# Given exercise
State the number of lines below in which the word "React" appears. Nothing else belongs in the answer.

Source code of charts

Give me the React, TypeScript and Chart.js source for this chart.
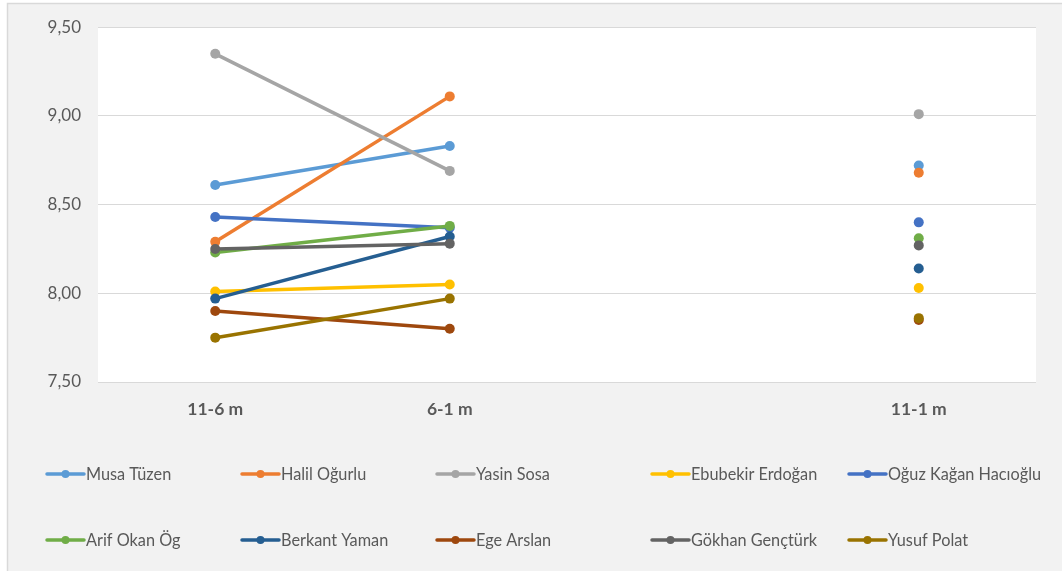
import React, { useEffect, useRef } from "react";
import { Chart, registerables } from "chart.js";

Chart.register(...registerables);

const categories = ["11-6 m", "6-1 m", "", "11-1 m"];
const seriesNames = [
  "Musa Tüzen",
  "Halil Oğurlu",
  "Yasin Sosa",
  "Ebubekir Erdoğan",
  "Oğuz Kağan Hacıoğlu",
  "Arif Okan Ög",
  "Berkant Yaman",
  "Ege Arslan",
  "Gökhan Gençtürk",
  "Yusuf Polat",
];
const musaTuzen = [8.61, 8.83, null, 8.72];
const halilOgurlu = [8.29, 9.11, null, 8.68];
const yasinSosa = [9.35, 8.69, null, 9.01];
const ebubekirErdogan = [8.01, 8.05, null, 8.03];
const oguzKaganHacioglu = [8.43, 8.37, null, 8.4];
const arifOkanOg = [8.23, 8.38, null, 8.31];
const berkantYaman = [7.97, 8.32, null, 8.14];
const egeArslan = [7.9, 7.8, null, 7.85];
const gokhanGencturk = [8.25, 8.28, null, 8.27];
const yusufPolat = [7.75, 7.97, null, 7.86];
const seriesValues = [
  musaTuzen,
  halilOgurlu,
  yasinSosa,
  ebubekirErdogan,
  oguzKaganHacioglu,
  arifOkanOg,
  berkantYaman,
  egeArslan,
  gokhanGencturk,
  yusufPolat,
];
const seriesColors = [
  "#5B9BD5",
  "#ED7D31",
  "#A5A5A5",
  "#FFC000",
  "#4472C4",
  "#70AD47",
  "#255E91",
  "#9E480E",
  "#636363",
  "#997300",
];
const yMin = 7.5;
const yMax = 9.5;
const yStep = 0.5;

const FONT = "Lato, 'Open Sans', sans-serif";
const TEXT = "#595959";

const backgroundPlugin = {
  id: "bgPlugin",
  beforeDraw(chart: any) {
    const { ctx, width, height, chartArea } = chart;
    ctx.save();
    ctx.fillStyle = "#FFFFFF";
    ctx.fillRect(0, 0, width, height);
    ctx.fillStyle = "#F2F2F2";
    ctx.fillRect(7, 3, width - 7, height - 3);
    ctx.strokeStyle = "#D9D9D9";
    ctx.lineWidth = 1.5;
    ctx.beginPath();
    ctx.moveTo(7.5, height);
    ctx.lineTo(7.5, 3.5);
    ctx.lineTo(width, 3.5);
    ctx.stroke();
    ctx.fillStyle = "#FFFFFF";
    ctx.fillRect(
      chartArea.left,
      chartArea.top,
      chartArea.right - chartArea.left,
      chartArea.bottom - chartArea.top
    );
    ctx.restore();
  },
};

const legendColumns = [47, 242, 437, 652, 849];
const legendRows = [474, 540];

const legendPlugin = {
  id: "customLegend",
  afterDraw(chart: any) {
    const { ctx } = chart;
    ctx.save();
    ctx.font = `16.3px ${FONT}`;
    ctx.textBaseline = "middle";
    ctx.textAlign = "left";
    seriesNames.forEach((name, i) => {
      const x = legendColumns[i % 5];
      const y = legendRows[Math.floor(i / 5)];
      const color = seriesColors[i];
      ctx.strokeStyle = color;
      ctx.lineWidth = 3.5;
      ctx.lineCap = "round";
      ctx.beginPath();
      ctx.moveTo(x, y);
      ctx.lineTo(x + 37, y);
      ctx.stroke();
      ctx.fillStyle = color;
      ctx.beginPath();
      ctx.arc(x + 18.5, y, 4, 0, Math.PI * 2);
      ctx.fill();
      ctx.fillStyle = TEXT;
      ctx.fillText(name, x + 39, y + 1);
    });
    ctx.restore();
  },
};

export default function App() {
  const canvasRef = useRef<HTMLCanvasElement | null>(null);

  useEffect(() => {
    if (!canvasRef.current) return;
    const chart = new Chart(canvasRef.current, {
      type: "line",
      data: {
        labels: categories,
        datasets: seriesNames.map((name, i) => ({
          label: name,
          data: seriesValues[i],
          borderColor: seriesColors[i],
          backgroundColor: seriesColors[i],
          pointBackgroundColor: seriesColors[i],
          pointBorderColor: seriesColors[i],
          borderWidth: 3.5,
          pointRadius: 5,
          pointBorderWidth: 0,
          spanGaps: false,
          tension: 0,
          order: -i,
        })),
      },
      options: {
        responsive: false,
        animation: false,
        layout: { padding: { top: 25, right: 26, left: 0, bottom: 0 } },
        plugins: {
          legend: { display: false },
          tooltip: { enabled: false },
        },
        scales: {
          x: {
            type: "category",
            offset: true,
            grid: { display: false, drawTicks: false },
            border: { display: false },
            ticks: {
              color: TEXT,
              font: { family: FONT, size: 17.5, weight: "bold" },
              padding: 17,
              maxRotation: 0,
              autoSkip: false,
            },
            afterFit(scale: any) {
              scale.height = 189;
            },
          },
          y: {
            min: yMin,
            max: yMax,
            grid: { color: "#D9D9D9", lineWidth: 1, drawTicks: false },
            border: { display: false },
            ticks: {
              stepSize: yStep,
              color: TEXT,
              font: { family: FONT, size: 17 },
              padding: 17,
              callback: (v: any) => Number(v).toFixed(2).replace(".", ","),
            },
            afterFit(scale: any) {
              scale.width = 98;
            },
          },
        },
      },
      plugins: [backgroundPlugin, legendPlugin],
    });
    return () => chart.destroy();
  }, []);

  return (
    <div style={{ position: "fixed", left: 0, top: 0, width: 1062, height: 571 }}>
      <canvas ref={canvasRef} width={1062} height={571} style={{ display: "block" }} />
    </div>
  );
}
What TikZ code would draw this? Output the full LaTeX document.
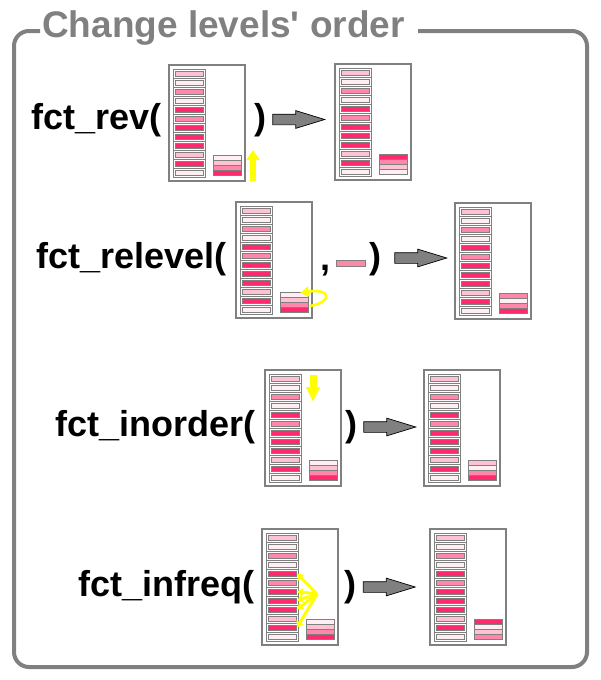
\documentclass[tikz,border=0pt]{standalone}
\usepackage{fontspec}
\setmainfont{Liberation Sans}
\usetikzlibrary{arrows.meta,shapes.arrows}
\definecolor{LevA}{HTML}{FFEEF2}
\definecolor{LevB}{HTML}{FFC2D4}
\definecolor{LevC}{HTML}{FF88AA}
\definecolor{LevD}{HTML}{FF2A6E}
\definecolor{FrameGray}{HTML}{808080}
\definecolor{HiYellow}{HTML}{FFFF00}
\tikzset{>=Stealth,fname/.style={font=\bfseries\fontsize{36}{40}\selectfont,inner sep=0,
 anchor=base west},fbox/.style={draw=FrameGray,line width=1.5,minimum width=76,
 minimum height=116,inner sep=0},cell/.style={draw=FrameGray,line width=0.8},
 garrow/.style={single arrow,draw=black,line width=0.7,fill=FrameGray,minimum height=52,
 inner sep=0,inner ysep=5,single arrow head extend=3.5,single arrow tip angle=34},
 yarrow/.style={draw=HiYellow,line width=#1}}
% one factor box: name, top-left corner, order of the level key
\newcommand\FactorBox[3]{\begin{scope}[shift={#2}]
 \node[fbox] (#1) at (38,58) {};
 \foreach \lv [count=\k from 0] in {B,A,C,A,D,C,D,D,D,B,D,A}{
  \draw[cell,fill=white] (4.3,4+9*\k) rectangle ++(32.4,9);
  \draw[cell,fill=Lev\lv] (6.3,6+9*\k) rectangle ++(28.4,5);}
 \foreach \lv [count=\k from 0] in {#3}
  \draw[cell,fill=Lev\lv] (44.3,90+5*\k) rectangle ++(28.4,5);
 \end{scope}}

\begin{document}
\begin{tikzpicture}[x=1pt,y=-1pt]
\useasboundingbox (0,0) rectangle (600,680);
\draw[FrameGray,line width=4,rounded corners=15] (40,31) -| (14,667) -| (587,31) -- (418,31);
\node[fname,text=FrameGray,font=\bfseries\fontsize{37}{40}\selectfont] (title) at (42,37) {Change levels\textquotesingle{} order};
% fct_rev
\node[fname] (rev) at (31,129) {fct\_rev(};
\FactorBox{rev in}{(169,65)}{A,B,C,D}
\node[fname] (rev close) at (254,129) {)};
\draw[yarrow=6,-{Triangle[width=13,length=10]}] (253,181) coordinate (rev from) -- (253,150) coordinate (rev to);
\node[garrow] (rev arrow) at (290,119.5) {};
\FactorBox{rev out}{(335,64)}{D,C,B,A}
% fct_relevel
\node[fname] (relevel) at (36,268.5) {fct\_relevel(};
\FactorBox{relevel in}{(236,202)}{A,B,C,D}
\draw[yarrow=2.5,-{Triangle[width=10,length=9]}] (310,306) coordinate (relevel from)
 .. controls (333,302) and (331,288) .. (300,293) coordinate (relevel to);
\node[fname] (comma) at (320,270) {,};
\node[cell,fill=LevC,minimum width=29,minimum height=6,inner sep=0] (lvl) at (350.5,263) {};
\node[fname] (relevel close) at (369,268.5) {)};
\node[garrow] (relevel arrow) at (412,258) {};
\FactorBox{relevel out}{(455,203)}{C,A,C,D}
% fct_inorder
\node[fname] (inorder) at (55,436.5) {fct\_inorder(};
\FactorBox{inorder in}{(265,370)}{A,B,C,D}
\draw[yarrow=7,-{Triangle[width=13,length=15]}] (313,375) coordinate (inorder from) -- (313,402) coordinate (inorder to);
\node[fname] (inorder close) at (345,436.5) {)};
\node[garrow] (inorder arrow) at (381,427) {};
\FactorBox{inorder out}{(424,370)}{B,A,C,D}
% fct_infreq
\node[fname] (infreq) at (78,596.5) {fct\_infreq(};
\FactorBox{infreq in}{(262,529)}{A,B,C,D}
\coordinate (fan) at (317,594);
\foreach \yy in {573.5,591.5,600.5,609.5,627.5}
 \draw[yarrow=3,-{Triangle[width=8,length=6]}] (fan) -- (297,\yy);
\node[fname] (infreq close) at (344,596.5) {)};
\node[garrow] (infreq arrow) at (380.5,587) {};
\FactorBox{infreq out}{(430,529)}{D,A,B,C}
\end{tikzpicture}
\end{document}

# Finished task
2